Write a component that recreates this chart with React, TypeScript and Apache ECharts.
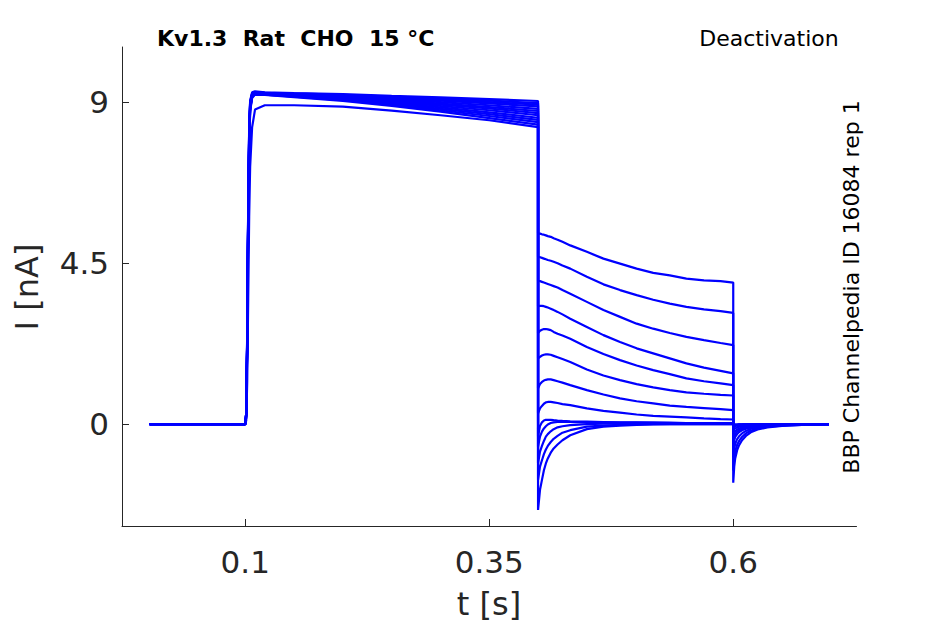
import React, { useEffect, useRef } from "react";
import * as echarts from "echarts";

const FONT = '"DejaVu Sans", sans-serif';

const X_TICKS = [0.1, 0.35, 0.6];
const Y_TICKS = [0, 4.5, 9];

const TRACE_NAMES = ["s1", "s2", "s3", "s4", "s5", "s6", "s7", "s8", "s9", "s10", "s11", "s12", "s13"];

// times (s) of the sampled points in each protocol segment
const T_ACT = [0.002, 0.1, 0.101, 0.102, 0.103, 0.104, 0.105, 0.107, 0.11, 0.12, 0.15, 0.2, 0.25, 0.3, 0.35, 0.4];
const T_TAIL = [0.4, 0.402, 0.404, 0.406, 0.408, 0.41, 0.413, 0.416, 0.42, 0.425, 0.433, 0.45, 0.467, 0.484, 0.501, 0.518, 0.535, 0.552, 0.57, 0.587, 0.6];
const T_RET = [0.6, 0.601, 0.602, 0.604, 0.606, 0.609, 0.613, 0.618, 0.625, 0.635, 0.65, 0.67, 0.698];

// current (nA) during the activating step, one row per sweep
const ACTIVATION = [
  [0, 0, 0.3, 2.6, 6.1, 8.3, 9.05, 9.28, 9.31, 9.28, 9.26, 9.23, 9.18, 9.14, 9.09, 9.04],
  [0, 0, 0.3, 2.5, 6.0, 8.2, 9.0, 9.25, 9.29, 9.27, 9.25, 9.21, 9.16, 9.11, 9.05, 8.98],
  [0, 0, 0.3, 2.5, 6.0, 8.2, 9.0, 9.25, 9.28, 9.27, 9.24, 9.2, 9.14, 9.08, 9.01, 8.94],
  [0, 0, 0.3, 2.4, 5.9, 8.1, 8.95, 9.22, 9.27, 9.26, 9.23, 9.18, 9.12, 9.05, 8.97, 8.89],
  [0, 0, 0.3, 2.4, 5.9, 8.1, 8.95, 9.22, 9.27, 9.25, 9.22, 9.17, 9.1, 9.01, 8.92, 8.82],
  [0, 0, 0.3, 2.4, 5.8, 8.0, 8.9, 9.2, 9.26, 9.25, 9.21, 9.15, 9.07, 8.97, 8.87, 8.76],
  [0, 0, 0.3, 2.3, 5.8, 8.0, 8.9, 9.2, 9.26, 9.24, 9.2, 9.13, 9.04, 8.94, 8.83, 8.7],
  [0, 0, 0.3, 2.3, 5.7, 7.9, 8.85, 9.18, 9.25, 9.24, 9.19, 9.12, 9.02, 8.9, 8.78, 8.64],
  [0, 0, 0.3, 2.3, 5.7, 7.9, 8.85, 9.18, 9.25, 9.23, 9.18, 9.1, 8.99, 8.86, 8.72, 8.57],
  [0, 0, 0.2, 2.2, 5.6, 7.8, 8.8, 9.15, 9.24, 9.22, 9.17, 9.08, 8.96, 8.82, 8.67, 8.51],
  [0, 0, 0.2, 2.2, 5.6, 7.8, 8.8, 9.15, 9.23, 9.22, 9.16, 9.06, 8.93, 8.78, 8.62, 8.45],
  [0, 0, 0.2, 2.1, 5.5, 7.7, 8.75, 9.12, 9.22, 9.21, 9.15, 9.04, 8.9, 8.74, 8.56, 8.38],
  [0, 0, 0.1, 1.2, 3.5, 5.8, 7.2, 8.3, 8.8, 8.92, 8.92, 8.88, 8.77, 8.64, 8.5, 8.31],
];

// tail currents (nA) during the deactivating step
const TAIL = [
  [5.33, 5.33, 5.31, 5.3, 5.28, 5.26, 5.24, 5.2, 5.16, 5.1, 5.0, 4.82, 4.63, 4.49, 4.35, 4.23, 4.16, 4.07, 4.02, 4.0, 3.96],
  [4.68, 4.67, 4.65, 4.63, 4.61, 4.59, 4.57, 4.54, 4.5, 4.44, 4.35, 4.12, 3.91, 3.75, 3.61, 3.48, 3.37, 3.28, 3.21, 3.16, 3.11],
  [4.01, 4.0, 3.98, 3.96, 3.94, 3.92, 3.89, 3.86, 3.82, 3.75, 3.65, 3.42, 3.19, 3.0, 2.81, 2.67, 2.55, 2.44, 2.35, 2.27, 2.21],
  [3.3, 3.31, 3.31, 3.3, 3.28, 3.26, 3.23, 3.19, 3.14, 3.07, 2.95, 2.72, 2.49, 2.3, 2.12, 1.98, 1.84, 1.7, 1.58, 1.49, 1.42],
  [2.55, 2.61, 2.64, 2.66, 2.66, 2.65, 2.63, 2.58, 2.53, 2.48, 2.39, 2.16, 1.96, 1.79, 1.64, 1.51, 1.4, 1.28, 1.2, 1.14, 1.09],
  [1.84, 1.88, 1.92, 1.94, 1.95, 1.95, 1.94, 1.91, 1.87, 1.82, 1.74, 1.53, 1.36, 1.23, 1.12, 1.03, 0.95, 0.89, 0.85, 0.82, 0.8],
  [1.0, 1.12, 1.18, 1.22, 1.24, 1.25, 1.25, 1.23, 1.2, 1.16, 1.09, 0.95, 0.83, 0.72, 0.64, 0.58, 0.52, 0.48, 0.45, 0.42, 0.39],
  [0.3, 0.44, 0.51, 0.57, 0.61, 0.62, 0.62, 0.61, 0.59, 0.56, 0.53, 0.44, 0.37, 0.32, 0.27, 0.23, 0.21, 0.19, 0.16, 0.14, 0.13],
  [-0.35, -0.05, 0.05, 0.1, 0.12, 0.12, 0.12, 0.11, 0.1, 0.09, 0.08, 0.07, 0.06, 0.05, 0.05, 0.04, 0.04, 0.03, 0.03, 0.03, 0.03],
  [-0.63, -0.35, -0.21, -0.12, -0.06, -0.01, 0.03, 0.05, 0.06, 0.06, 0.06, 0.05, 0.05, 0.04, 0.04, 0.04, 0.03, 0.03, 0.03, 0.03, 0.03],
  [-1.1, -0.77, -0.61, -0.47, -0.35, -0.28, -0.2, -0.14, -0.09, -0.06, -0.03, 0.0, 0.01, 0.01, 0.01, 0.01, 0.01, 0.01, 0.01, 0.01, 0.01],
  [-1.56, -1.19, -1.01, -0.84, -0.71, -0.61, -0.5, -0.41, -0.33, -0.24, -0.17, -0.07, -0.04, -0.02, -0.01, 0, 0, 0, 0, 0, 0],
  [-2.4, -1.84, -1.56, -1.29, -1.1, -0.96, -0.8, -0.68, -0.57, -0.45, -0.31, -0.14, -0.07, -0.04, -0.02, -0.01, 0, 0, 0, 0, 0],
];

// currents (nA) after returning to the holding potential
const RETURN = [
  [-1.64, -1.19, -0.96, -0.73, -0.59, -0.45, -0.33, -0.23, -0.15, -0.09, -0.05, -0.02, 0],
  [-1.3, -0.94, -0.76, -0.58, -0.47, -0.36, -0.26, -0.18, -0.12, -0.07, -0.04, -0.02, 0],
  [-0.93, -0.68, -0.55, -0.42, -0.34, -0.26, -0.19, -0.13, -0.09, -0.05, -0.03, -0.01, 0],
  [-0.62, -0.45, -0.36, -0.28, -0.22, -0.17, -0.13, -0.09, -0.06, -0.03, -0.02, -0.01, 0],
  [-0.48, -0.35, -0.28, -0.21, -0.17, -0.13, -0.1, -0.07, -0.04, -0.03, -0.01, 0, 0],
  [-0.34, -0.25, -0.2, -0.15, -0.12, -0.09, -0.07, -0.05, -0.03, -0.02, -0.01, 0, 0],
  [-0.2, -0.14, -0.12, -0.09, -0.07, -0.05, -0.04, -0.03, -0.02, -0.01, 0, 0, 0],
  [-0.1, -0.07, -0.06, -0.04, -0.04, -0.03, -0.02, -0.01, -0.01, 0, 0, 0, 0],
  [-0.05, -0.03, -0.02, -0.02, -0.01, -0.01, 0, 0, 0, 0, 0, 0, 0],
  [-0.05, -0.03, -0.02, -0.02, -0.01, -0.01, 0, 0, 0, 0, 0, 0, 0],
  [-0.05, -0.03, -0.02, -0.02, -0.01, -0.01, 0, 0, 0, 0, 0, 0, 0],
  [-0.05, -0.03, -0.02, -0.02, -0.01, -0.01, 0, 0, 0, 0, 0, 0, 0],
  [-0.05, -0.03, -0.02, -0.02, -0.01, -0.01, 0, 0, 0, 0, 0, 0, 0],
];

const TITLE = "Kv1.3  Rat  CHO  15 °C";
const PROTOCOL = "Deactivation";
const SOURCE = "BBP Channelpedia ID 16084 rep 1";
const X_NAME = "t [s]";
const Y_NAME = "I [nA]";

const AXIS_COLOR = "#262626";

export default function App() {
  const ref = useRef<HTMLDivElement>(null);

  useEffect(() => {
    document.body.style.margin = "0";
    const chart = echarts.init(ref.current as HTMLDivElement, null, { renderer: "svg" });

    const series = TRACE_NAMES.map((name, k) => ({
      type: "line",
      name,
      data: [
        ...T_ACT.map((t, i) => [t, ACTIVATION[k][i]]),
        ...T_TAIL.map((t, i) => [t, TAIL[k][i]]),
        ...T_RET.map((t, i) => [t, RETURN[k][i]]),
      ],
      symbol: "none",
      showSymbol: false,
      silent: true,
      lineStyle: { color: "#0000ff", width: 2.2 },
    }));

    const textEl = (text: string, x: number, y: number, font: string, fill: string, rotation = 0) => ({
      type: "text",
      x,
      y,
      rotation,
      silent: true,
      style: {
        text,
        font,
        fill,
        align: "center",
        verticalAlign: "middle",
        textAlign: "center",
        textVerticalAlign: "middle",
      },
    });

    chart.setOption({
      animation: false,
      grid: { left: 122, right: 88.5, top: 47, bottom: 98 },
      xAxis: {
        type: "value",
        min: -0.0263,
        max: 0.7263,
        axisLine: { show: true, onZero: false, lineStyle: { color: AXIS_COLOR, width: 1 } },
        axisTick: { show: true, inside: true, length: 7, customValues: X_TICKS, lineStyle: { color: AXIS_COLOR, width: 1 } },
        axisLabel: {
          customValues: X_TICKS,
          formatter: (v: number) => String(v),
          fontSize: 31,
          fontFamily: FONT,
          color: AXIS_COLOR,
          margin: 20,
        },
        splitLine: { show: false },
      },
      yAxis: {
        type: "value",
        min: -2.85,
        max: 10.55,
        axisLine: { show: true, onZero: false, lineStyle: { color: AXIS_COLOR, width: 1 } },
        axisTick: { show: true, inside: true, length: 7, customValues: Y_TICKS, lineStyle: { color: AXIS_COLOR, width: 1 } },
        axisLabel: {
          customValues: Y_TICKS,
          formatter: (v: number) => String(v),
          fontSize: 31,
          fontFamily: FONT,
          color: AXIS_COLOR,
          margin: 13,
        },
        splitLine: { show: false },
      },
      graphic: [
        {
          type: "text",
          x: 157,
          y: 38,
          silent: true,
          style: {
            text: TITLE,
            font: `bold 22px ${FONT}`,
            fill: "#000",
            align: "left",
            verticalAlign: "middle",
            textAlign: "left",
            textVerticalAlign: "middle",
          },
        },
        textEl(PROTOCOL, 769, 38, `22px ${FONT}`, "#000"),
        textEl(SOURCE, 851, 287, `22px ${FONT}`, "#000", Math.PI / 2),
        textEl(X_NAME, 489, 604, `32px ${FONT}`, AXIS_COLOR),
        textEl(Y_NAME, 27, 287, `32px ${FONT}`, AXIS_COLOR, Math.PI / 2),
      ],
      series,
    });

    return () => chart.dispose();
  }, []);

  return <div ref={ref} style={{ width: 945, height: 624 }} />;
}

-.-.-

__What this task involves__
Repeat only the lines between the start of the data and the line with "0.65, 0.67, 0.698];", including those two lines, and skip the pictures.

__The completed task__
Write a component that recreates this chart with React, TypeScript and Apache ECharts.
import React, { useEffect, useRef } from "react";
import * as echarts from "echarts";

const FONT = '"DejaVu Sans", sans-serif';

const X_TICKS = [0.1, 0.35, 0.6];
const Y_TICKS = [0, 4.5, 9];

const TRACE_NAMES = ["s1", "s2", "s3", "s4", "s5", "s6", "s7", "s8", "s9", "s10", "s11", "s12", "s13"];

// times (s) of the sampled points in each protocol segment
const T_ACT = [0.002, 0.1, 0.101, 0.102, 0.103, 0.104, 0.105, 0.107, 0.11, 0.12, 0.15, 0.2, 0.25, 0.3, 0.35, 0.4];
const T_TAIL = [0.4, 0.402, 0.404, 0.406, 0.408, 0.41, 0.413, 0.416, 0.42, 0.425, 0.433, 0.45, 0.467, 0.484, 0.501, 0.518, 0.535, 0.552, 0.57, 0.587, 0.6];
const T_RET = [0.6, 0.601, 0.602, 0.604, 0.606, 0.609, 0.613, 0.618, 0.625, 0.635, 0.65, 0.67, 0.698];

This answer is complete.